• _What is required_:
Look through the records and report how many lines include the word "that", with no other words.

-- Begin Dataset records --

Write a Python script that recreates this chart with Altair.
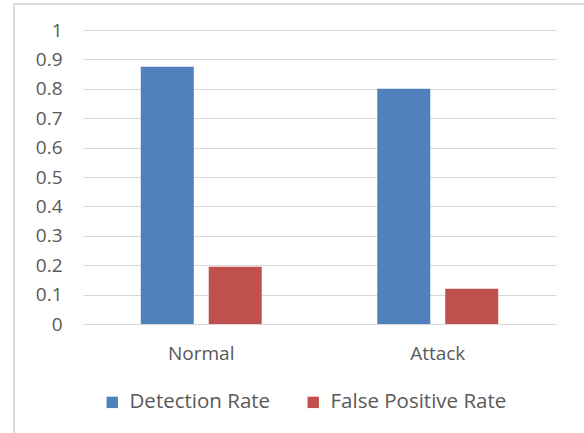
import altair as alt
import pandas as pd

categories = ["Normal", "Attack"]
series = ["Detection Rate", "False Positive Rate"]
detection_rate = [0.875, 0.80]
false_positive_rate = [0.195, 0.12]
y_ticks = [0, 0.1, 0.2, 0.3, 0.4, 0.5, 0.6, 0.7, 0.8, 0.9, 1]
colors = ["#4f81bd", "#c0504d"]

rows = []
for i, c in enumerate(categories):
    rows.append({"category": c, "series": series[0], "value": detection_rate[i]})
    rows.append({"category": c, "series": series[1], "value": false_positive_rate[i]})
df = pd.DataFrame(rows)

FONT = "Open Sans"
GRAY = "#595959"
FS = 19

bars = alt.Chart(df).mark_bar().encode(
    x=alt.X("category:N", sort=categories,
            scale=alt.Scale(paddingInner=0, paddingOuter=0),
            axis=alt.Axis(title=None, labelAngle=0, ticks=False, domain=True,
                          domainColor="#d9d9d9", labelPadding=20,
                          labelFontSize=FS, labelColor=GRAY, labelFont=FONT)),
    xOffset=alt.XOffset("series:N", sort=series,
                        scale=alt.Scale(paddingInner=0.22, paddingOuter=0.85)),
    y=alt.Y("value:Q", scale=alt.Scale(domain=[0, 1]),
            axis=alt.Axis(title=None, values=y_ticks, ticks=False, domain=False,
                          gridColor="#d9d9d9", labelPadding=21,
                          labelFontSize=FS, labelColor=GRAY, labelFont=FONT,
                          labelExpr="datum.value == 0 ? '0' : format(datum.value, '.1~f')")),
    color=alt.Color("series:N", sort=series,
                    scale=alt.Scale(domain=series, range=colors),
                    legend=alt.Legend(title=None, orient="none", direction="horizontal",
                                      legendX=19, legendY=362,
                                      symbolType="square", symbolSize=130,
                                      symbolStrokeWidth=0, labelLimit=0,
                                      labelFontSize=20.5, labelColor=GRAY, labelFont=FONT,
                                      columnPadding=32, labelOffset=7)),
)

frame_left = alt.Chart(df).mark_rule(color="#d9d9d9", strokeWidth=2).encode(
    x=alt.value(-69), y=alt.value(-26), y2=alt.value(420)
)
frame_top = alt.Chart(df).mark_rule(color="#d9d9d9", strokeWidth=2).encode(
    x=alt.value(-69), x2=alt.value(520), y=alt.value(-26)
)

chart = alt.layer(bars, frame_left, frame_top).properties(
    width=473, height=294,
    autosize=alt.AutoSizeParams(type="none"),
    padding={"left": 83, "top": 30, "right": 28, "bottom": 109},
    background="white",
).configure_view(stroke=None)

chart.save("out.html", embed_options={"renderer": "svg", "actions": False})
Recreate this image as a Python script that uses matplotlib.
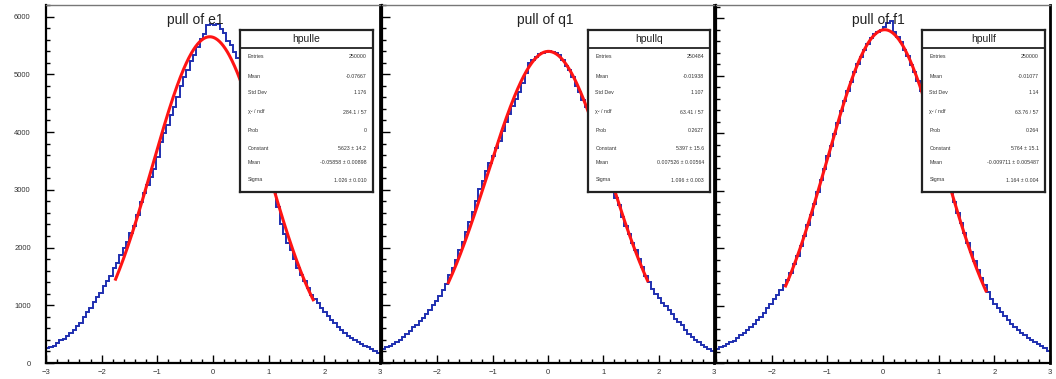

-- End Dataset records --

• _Answer in full_:
2